**STATED GOAL**
Starting at the first line of the listing below, repeat each line exactly until the line containing "-49, -52, -55, -58, -61, -64, -67, -70]", which you include. Leave out pictures.

**DATA PROVIDED**
● ● ● ● ●

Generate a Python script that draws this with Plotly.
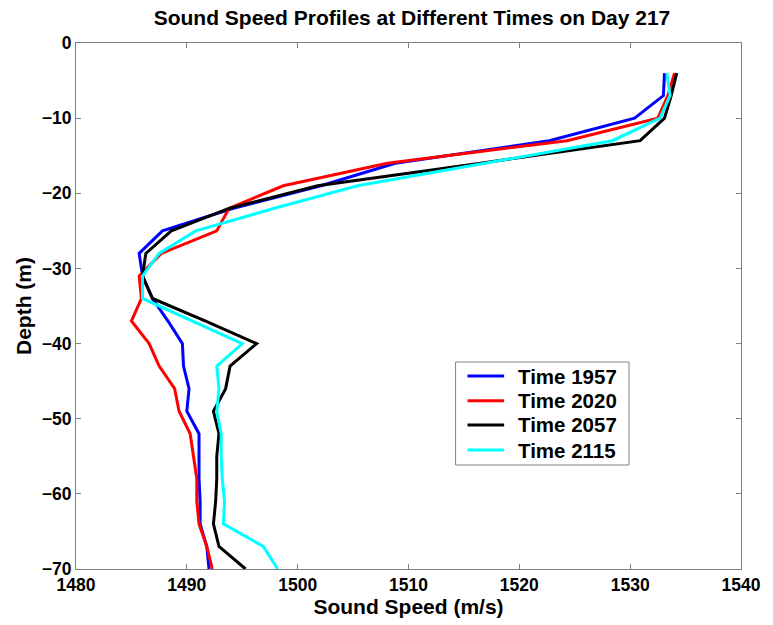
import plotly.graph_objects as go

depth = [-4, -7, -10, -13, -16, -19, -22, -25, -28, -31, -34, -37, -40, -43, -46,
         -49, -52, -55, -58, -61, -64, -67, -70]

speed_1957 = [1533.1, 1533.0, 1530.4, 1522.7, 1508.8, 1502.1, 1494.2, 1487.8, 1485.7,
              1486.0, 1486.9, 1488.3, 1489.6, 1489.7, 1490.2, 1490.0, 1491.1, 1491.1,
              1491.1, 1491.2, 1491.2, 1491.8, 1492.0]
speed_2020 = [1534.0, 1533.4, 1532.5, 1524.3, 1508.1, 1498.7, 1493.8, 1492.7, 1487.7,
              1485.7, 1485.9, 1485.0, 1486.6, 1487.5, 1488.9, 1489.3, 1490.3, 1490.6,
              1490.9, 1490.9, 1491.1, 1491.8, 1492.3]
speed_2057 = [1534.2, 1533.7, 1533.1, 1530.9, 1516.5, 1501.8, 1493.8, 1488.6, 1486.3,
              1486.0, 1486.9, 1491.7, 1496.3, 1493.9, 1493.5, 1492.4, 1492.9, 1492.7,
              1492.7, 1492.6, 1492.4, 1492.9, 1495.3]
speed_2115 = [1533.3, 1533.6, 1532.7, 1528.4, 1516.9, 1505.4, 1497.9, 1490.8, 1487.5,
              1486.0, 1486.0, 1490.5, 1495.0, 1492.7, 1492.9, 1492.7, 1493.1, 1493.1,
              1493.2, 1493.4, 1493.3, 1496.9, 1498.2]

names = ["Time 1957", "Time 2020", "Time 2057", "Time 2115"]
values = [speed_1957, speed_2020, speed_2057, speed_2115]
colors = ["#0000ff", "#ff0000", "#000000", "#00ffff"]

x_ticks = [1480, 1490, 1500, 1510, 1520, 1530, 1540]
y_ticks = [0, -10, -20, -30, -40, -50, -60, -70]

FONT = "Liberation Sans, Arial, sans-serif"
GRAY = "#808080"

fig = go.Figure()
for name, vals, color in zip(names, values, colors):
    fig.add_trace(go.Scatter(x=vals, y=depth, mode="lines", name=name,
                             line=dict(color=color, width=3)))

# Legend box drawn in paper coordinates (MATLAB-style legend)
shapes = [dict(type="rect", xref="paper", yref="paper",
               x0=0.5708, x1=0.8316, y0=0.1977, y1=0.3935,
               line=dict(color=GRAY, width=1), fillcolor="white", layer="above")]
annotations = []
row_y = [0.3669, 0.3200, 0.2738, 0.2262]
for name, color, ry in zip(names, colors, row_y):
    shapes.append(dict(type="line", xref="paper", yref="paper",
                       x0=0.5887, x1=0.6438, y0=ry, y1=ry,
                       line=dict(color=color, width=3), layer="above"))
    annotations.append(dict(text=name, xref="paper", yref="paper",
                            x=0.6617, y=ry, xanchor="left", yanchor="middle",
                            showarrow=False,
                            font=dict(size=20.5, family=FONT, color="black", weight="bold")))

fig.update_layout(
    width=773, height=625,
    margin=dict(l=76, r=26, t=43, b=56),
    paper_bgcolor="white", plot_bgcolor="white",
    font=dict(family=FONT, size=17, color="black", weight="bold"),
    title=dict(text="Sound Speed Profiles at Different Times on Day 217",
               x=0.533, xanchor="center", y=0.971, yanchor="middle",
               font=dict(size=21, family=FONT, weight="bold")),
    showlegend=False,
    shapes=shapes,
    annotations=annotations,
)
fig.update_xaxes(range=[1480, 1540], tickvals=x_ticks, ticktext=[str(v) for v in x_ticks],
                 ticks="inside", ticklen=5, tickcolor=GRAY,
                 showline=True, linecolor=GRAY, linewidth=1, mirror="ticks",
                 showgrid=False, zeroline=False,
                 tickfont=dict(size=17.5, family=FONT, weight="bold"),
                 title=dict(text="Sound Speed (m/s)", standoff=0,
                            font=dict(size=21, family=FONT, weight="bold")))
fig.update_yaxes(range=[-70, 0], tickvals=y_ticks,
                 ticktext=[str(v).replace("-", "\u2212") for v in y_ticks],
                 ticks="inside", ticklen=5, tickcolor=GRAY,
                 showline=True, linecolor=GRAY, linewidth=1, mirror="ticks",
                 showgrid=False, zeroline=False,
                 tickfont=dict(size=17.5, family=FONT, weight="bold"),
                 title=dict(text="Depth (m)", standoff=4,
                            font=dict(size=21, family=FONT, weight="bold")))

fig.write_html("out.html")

● ● ● ● ●

**TASK OUTPUT**
Generate a Python script that draws this with Plotly.
import plotly.graph_objects as go

depth = [-4, -7, -10, -13, -16, -19, -22, -25, -28, -31, -34, -37, -40, -43, -46,
         -49, -52, -55, -58, -61, -64, -67, -70]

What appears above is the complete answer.